Now, given what the courts have said about transgender, I would think that it would seem pretty obvious that sexual orientation discrimination would be unlawful stereotyping also. It is, after all, stereotyping about the sex of the person the employee should have sex with, based on the employee's sex. But the Courts have taken a surprisingly hostile view of this claim. The following mind-blowing analysis, from the Second Circuit, is characteristic:

The law is well-settled in this circuit and in all others to have reached the question that.... Title VII does not prohibit harassment or discrimination because of sexual orientation. Simonton v. Runyon, 232 F.3d 33, 35 (2d Cir.2000). . . . Realizing that discrimination based upon sexual orientation is not actionable under Title VII, Dawson avails herself of the gender stereotyping theory of Title VII liability according to which individuals who fail or refuse to comply with socially accepted gender roles are members of a protected class. . . . That is, individual employees who face adverse employment actions as a result of their employer's animus toward their exhibition of behavior considered to be stereotypically inappropriate for their gender may have a claim under Title VII.
When utilized by an avowedly homosexual plaintiff, however, gender stereotyping claims can easily present problems for an adjudicator. This is for the simple reason that [s]tereotypical notions about how men and women should behave will often necessarily blur into ideas about heterosexuality and homosexuality. Howell v. North Cent. Coll., 320 F.Supp.2d 717, 723 (N.D.Ill.2004). Like other courts, we have therefore recognized that a gender stereotyping claim should not be used to bootstrap protection for sexual orientation into Title VII. Simonton, 232 F.3d at 38. See also Lex K. Larson, 10 Employment Discrimination § 168.10[1] (2d ed. 2003) (It is not uncommon for plaintiffs to fall short in their Title VII pursuits because courts find their arguments to be sexual orientation (or other unprotected) allegations masquerading as gender stereotyping claims.); Kristin M. Bovalino, How the Effeminate Male Can Maximize His Odds of Winning Title VII Litigation, 53 Syracuse L.Rev. 1117, 1134 (2003) (counseling gay plaintiffs bringing claims under Title VII[to] emphasize the gender stereotyping theory and de-emphasize any connection the discrimination has to homosexuality). . . .
Similarly, district courts in this Circuit have repeatedly rejected attempts by homosexual plaintiffs to assert employment discrimination claims based upon allegations involving sexual orientation by crafting the claim as arising from discrimination based upon gender stereotypes. See Martin v. New York State Dep't of Corr.

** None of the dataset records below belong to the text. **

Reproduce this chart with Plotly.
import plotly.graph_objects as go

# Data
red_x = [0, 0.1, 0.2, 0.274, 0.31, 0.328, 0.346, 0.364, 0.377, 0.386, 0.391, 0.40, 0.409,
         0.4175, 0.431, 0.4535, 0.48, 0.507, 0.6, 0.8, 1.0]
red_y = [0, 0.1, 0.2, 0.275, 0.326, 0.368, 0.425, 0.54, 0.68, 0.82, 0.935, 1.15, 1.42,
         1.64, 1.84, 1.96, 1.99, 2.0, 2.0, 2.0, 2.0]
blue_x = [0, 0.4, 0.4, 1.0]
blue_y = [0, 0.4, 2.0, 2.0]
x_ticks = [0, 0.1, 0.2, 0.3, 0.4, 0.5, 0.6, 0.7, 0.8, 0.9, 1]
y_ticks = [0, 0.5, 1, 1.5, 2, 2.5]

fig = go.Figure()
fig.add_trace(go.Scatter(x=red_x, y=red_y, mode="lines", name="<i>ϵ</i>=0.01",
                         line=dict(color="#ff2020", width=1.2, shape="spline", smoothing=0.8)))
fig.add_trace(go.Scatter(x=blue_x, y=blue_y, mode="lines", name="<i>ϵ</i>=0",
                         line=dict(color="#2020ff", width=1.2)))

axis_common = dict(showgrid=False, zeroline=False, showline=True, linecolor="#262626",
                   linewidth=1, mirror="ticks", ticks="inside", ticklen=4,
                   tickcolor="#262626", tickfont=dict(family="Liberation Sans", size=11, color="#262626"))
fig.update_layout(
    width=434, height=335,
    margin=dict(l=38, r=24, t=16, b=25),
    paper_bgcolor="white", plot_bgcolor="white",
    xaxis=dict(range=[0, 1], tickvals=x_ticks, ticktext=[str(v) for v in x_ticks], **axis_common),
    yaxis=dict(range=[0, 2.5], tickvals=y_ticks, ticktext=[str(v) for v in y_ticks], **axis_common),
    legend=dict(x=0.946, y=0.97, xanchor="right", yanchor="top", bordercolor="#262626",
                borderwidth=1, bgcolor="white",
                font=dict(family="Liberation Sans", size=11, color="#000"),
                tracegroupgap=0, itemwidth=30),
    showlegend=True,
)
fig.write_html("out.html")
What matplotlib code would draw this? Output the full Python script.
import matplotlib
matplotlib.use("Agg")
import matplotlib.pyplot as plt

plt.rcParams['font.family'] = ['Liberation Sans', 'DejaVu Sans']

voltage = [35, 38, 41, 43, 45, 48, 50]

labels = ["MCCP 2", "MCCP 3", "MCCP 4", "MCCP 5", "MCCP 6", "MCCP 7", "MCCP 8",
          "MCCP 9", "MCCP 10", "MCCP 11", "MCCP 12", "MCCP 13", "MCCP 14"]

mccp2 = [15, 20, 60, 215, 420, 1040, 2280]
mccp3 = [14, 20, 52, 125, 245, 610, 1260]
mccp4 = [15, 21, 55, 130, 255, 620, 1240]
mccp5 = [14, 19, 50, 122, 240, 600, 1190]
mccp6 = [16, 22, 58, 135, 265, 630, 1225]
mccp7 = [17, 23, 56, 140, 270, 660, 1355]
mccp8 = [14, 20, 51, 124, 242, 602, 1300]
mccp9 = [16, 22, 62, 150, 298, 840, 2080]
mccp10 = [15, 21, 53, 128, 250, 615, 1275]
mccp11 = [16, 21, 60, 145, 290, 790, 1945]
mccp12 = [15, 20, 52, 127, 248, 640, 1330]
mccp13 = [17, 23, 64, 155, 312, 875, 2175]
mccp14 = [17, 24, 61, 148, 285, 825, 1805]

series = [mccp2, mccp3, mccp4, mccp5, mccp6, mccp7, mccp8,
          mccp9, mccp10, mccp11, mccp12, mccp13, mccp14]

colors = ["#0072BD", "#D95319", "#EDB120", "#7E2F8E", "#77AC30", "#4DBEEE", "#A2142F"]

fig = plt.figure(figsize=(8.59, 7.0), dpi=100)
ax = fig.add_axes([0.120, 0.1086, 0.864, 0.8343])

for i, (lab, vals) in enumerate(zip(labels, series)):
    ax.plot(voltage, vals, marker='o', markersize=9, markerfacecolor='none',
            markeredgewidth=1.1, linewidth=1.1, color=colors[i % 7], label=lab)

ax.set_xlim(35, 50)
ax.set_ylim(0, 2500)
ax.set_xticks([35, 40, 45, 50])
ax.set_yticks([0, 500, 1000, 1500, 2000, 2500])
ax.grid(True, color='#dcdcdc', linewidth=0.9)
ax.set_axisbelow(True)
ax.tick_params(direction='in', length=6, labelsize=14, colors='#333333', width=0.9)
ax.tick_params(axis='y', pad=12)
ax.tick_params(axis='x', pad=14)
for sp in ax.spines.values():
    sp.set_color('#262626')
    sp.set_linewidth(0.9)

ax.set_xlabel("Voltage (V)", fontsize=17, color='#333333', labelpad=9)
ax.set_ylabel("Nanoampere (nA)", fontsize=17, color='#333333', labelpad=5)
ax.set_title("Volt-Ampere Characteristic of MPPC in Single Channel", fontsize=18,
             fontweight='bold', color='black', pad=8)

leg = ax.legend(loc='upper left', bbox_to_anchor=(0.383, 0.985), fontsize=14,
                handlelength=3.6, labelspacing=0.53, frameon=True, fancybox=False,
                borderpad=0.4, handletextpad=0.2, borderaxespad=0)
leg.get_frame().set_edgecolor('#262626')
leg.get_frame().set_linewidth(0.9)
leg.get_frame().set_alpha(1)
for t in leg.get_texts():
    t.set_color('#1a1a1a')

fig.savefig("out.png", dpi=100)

Servs., 224 F.Supp.2d 434, 447 (N.D.N.Y.2002) (The torment endured by Martin ... [t]he name-calling, the lewd conduct and the posting of profane pictures and graffiti are all of a sexual, not gender, nature.); Samborski v. West Valley Nuclear Servs., Co., 2002 WL 1477610, at *3 n. 11 (W.D.N.Y. June 25, 2002) (stating in dicta that although being called a `lesbian' [may be] based not on a perception of true sexual orientation, but rather as a means of denigrating a person because of sexual stereotype, plaintiff's gender stereotyping claim is somewhat undermined to the extent that it rests upon being called a lesbian); Trigg v. New York City Transit Auth., 2001 WL 868336, at *6 (E.D.N.Y. July 26, 2001) (rejecting gender stereotyping claim because plaintiff's Amended Complaint is rife with references to sexual orientation, homophobia, and accusations of discrimination based on homosexuality), aff'd without opinion, 50 Fed.Appx. 458 (2d Cir.2002); cf. Kay v. Independence Blue Cross, 2003 WL 21197289, at *5 (E.D.Pa. May 16, 2003) (holding that gay male plaintiff has shown that he was subjected to adverse treatment because of his co-workers['] perceptions that he was a `miss prissy' or less than [a] `real man.' As such, there is affirmative evidence that the harassment was related to perceptions about Mr. Kay's masculinity, rendering the conduct gender stereotyping actionable under Title VII.); Heller v. Columbia Edgewater Country Club, 195 F.Supp.2d 1212, 1224 (D.Or.2002) (lesbian plaintiff stated Title VII claim by alleging discrimination based upon her failure to conform to supervisor's stereotype of how a woman ought to behave. Heller is attracted to and dates other women, whereas Cagle believes that a woman should be attracted to and date only men.).

In this way of looking at things, discrimination against a masculine woman is illegal if the woman is either straight or an f-to-m transexual, but not if she is a lesbian - otherwise, a lesbian person might bootstrap and accidently benefit from the basic protections of Title VII enjoyed by everyone else! This is, in essence, a loophole in Title VII, excluding gay and lesbian people from basic Title VII protections.

In this context it seems ironic that a homosexual that sexually harasses a same-sex employee is liable for sexual harassment under the Supreme Court's unanimous decision in Oncale. Though I certainly agree with Oncale, I can't help but notice that the combination of Oncale and the cases above seems designed to place homosexuals in the worst possible position under the law, without any regard to the logic.

The tension we see in this caselaw provides a mechanism for a change of course. The logical view is that any employer action which differentiates between the sexes is unlawful sex discrimination. Propounding this view is a part of my goal as a litigator.